Over two years in the making, Panzer Dragoon Saga (PDS), Team Andromeda’s last game, wraps up the events from the first two Panzer Dragoon games and turns this rail-shooter series into a role-playing game (RPG). Released at the end of the Sega Saturn’s life span and around the time Final Fantasy VII was released on the Playstation, the game was criminally overlooked by the general gaming public and released in small numbers. These days, however, it holds a legendary, highly sought-after status among retro-gamers and for good reason: it is a solid adventure with an emotional and thought provoking story, innovative gameplay, awesome graphics (for the time) and an atmospheric soundtrack.
Taking place after the events of the first Panzer Dragoon (Zwei was a prequel), the story delves deeper into the foreign world ravaged by ancient secrets and hostile monsters established in the first two games. It follows bored Empire mercenary Edge, who, defending some miners from a monster attack, discovers a sleeping girl, Azel, in an ancient technological device, buried in the cavern’s wall. A rebel faction, led by Craymen, attacks and steals Azel. After Edge is seemingly killed, he encounters a dragon who rescues him from attacking monsters. Edge then sets out to seek revenge for his fallen comrades. This is just the introduction; the story thickens with intrigue, deceit, and revelations about not only why the rebels attacked the mine site, but also about the state of the world, the purpose of the mysterious people from the Ancient Age, the dragon’s goal, the Empire’s greedy nature, and free will versus predetermined destiny. The story’s existential exploration of life is presented through gorgeous Full-Motion-Video(FMV) and in-game generated sequences that are filled with quirky characters, horrifying encounters, and many twists and turns. The story alone, which takes a while to get moving, is worth the high prices the game now fetches on ebay.

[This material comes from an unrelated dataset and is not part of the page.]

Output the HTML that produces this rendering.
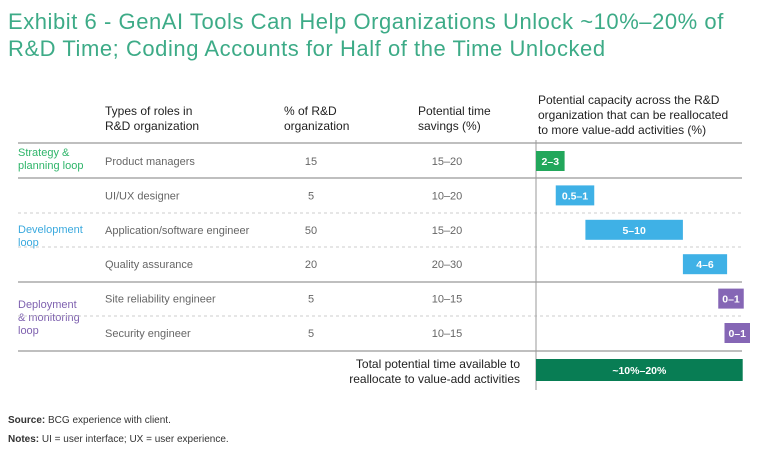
<!DOCTYPE html>
<html><head><meta charset="utf-8"><style>
body{margin:0;width:768px;height:463px;background:#fff;font-family:"Liberation Sans",sans-serif;position:relative;overflow:hidden}
.t{position:absolute;white-space:nowrap}
.title{left:8px;font-size:22px;color:#3dab87;letter-spacing:0.55px}
.hd{font-size:12px;color:#222;line-height:15px}
.grp{font-size:11px;line-height:13px}
.ft{font-size:10px;color:#333}
</style></head><body>
<div class="t title" style="top:9px">Exhibit 6 - GenAI Tools Can Help Organizations Unlock ~10%–20% of</div>
<div class="t title" style="top:36px">R&amp;D Time; Coding Accounts for Half of the Time Unlocked</div>

<div class="t hd" style="left:105px;top:104px">Types of roles in<br>R&amp;D organization</div>
<div class="t hd" style="left:284px;top:104px">% of R&amp;D<br>organization</div>
<div class="t hd" style="left:418px;top:104px">Potential time<br>savings (%)</div>
<div class="t hd" style="left:538px;top:93px">Potential capacity across the R&amp;D<br>organization that can be reallocated<br>to more value-add activities (%)</div>

<div class="t grp" style="left:18px;top:147px;color:#2fb56a">Strategy &amp;<br>planning loop</div>
<div class="t grp" style="left:18px;top:224px;color:#3aa9de">Development<br>loop</div>
<div class="t grp" style="left:18px;top:299px;color:#7f62b0">Deployment<br>&amp; monitoring<br>loop</div>

<div class="t" style="left:330px;top:357px;width:190px;text-align:right;font-size:12px;line-height:15px;color:#222">Total potential time available to<br>reallocate to value-add activities</div>

<div class="t ft" style="left:8px;top:415px"><b>Source:</b> BCG experience with client.</div>
<div class="t ft" style="left:8px;top:434px"><b>Notes:</b> UI = user interface; UX = user experience.</div>

<svg id="chart" width="768" height="463" style="position:absolute;left:0;top:0" font-family="Liberation Sans, sans-serif"></svg>
<script>
const roles=["Product managers","UI/UX designer","Application/software engineer","Quality assurance","Site reliability engineer","Security engineer"];
const shares=["15","5","50","20","5","5"];
const savings=["15–20","10–20","15–20","20–30","10–15","10–15"];
const capacityLabels=["2–3","0.5–1","5–10","4–6","0–1","0–1"];
const barValues=[2.2,1.6,7.5,3.4,0.6,0.6];
const totalLabel="~10%–20%";
const colors=["#22a75b","#3fb1e6","#3fb1e6","#3fb1e6","#8566b5","#8566b5"];
const svg=document.getElementById('chart');const NS='http://www.w3.org/2000/svg';
function el(t,a){const e=document.createElementNS(NS,t);for(const k in a)e.setAttribute(k,a[k]);svg.appendChild(e);return e;}
const x0=536,sc=13,rowY=i=>161+i*34.4;
const x=v=>x0+v*sc;
[[143,0],[178,0],[282,0],[351,0],[213,1],[247,1],[316,1]].forEach(([y,d],i)=>{
 const l=el('line',{x1:18,x2:742,y1:y,y2:y,stroke:d?'#ccc':'#999','stroke-width':d?1:1.3,'stroke-dasharray':d?'3,3':'none'});
 
 
});
const ax=el('line',{x1:x0,x2:x0,y1:140,y2:390,stroke:'#999','stroke-width':1});


let cum=0;
roles.forEach((r,i)=>{
 const y=rowY(i);
 const t1=el('text',{x:105,y:y+4,'font-size':11,fill:'#666'});t1.textContent=r;
 
 
 const t2=el('text',{x:311,y:y+4,'font-size':11,fill:'#666','text-anchor':'middle'});t2.textContent=shares[i];
 
 
 const t3=el('text',{x:447,y:y+4,'font-size':11,fill:'#666','text-anchor':'middle'});t3.textContent=savings[i];
 
 
 const xa=x(cum),xb=x(cum+barValues[i]);cum+=barValues[i];
 const w=xb-xa;const lw=capacityLabels[i].length*6.5+6;
 let bx=xa,bw=w;
 if(w<lw){const c=(xa+xb)/2;bw=lw;bx=c-lw/2;if(bx+bw>750)bx=750-bw;}
 const b=el('rect',{x:bx,y:y-10,width:bw,height:20,fill:colors[i]});
 
 
 const bl=el('text',{x:bx+bw/2,y:y+4,'font-size':10.5,'font-weight':'bold',fill:'#fff','text-anchor':'middle'});bl.textContent=capacityLabels[i];
 
 
});
const tb=el('rect',{x:x0,y:359,width:x(cum)-x0,height:22,fill:'#087d54'});


const tl=el('text',{x:(x0+x(cum))/2,y:374,'font-size':10.5,'font-weight':'bold',fill:'#fff','text-anchor':'middle'});tl.textContent=totalLabel;


</script>
</body></html>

The gameplay is novel, turning the rail-shooting action of the first-two games into a turns-based RPG that feels like it plays out in real-time. In what was probably the first game to implement three-dimensional gameplay into RPGs, the player can rotate 360 degrees around enemies in order to locate the enemy’s weak spot, find a position where the player is safe from enemy attack, or situate yourself where the enemy’s attacks are less damaging. Players can charge up to three time-sensitive bars that allow for different attack types. Level one attacks allow the player to shoot the enemy with Edge’s gun or the dragon’s lasers, while levels two and three allow use of the dragon’s special attacks, which range from a berserk of lasers and astral scythes, to bombastic detonations and spiritual dragon aid. The more players level up, the more special attacks are available and most are devastating. Players can also use items, such as healing elixirs or time-limited shields. After each battle, the player is given a ranking from “Close Call” to “Excellent” depending on their performance.
How you perform in your battles is an important strategic element, because a good rank not only equates to more experience points and loot, but also to which special attacks you can use. Like your in-game performance effected how your dragon transformed in Panzer Dragoon Zwei, in PDS your battle performance effects what forms your dragon can take. Each dragon form allows players to accentuate or deemphasise four interrelated battle attributes –attack, defence, agility, and spirit– that effect the way your dragon handles in battle. Knowing which attributes to sacrifice in favour of others when fighting particular enemies is key to battle strategy.
Other gameplay sections includes exploration, both of the world’s environments atop your dragon, in which you solve visual-spacial puzzles to reach your destination, and also on foot as Edge in the game’s town environments, where you must talk to characters and perform tasks for residents to obtain necessary items or information to further the story.
Enhancing the emotional storyline and the gameplay sections, while also creating an otherworldly atmosphere is Saori Kobayashi and Mariko Nanba’s amazing soundtrack. Combining orchestral, tribal, and electronic music styles into a unique fusion, the soundtrack prompts emotion from players in the cut-scenes, while evoking the isolated nature of the landscapes and the threatening nature of the battles. The sound effects are appropriate, and some, like the dragon’s scream when hit during battle, are even moving.
The game’s introduction and ending are voiced in the fictional Panzerese language, but the rest of the game’s dialogue, which is subtitled, is spoken in Japanese. This adds to the world’s foreign nature and is well performed.
Graphically, the game pushes the Saturn to do amazing visual effects seen in few Saturn games. The reflective, rippling waters of Georgius, the stunning effects the different times of day on the Uru Ruins, and the dragon’s special attacks are absolutely stunning. Unfortunately, the display wasn’t PAL optimised, leaving players in PAL territories with large borders.
Overall, Panzer Dragoon Saga is a spectacular videogame that I encourage all role-playing and adventure game fans to experience at least once in their lifetime.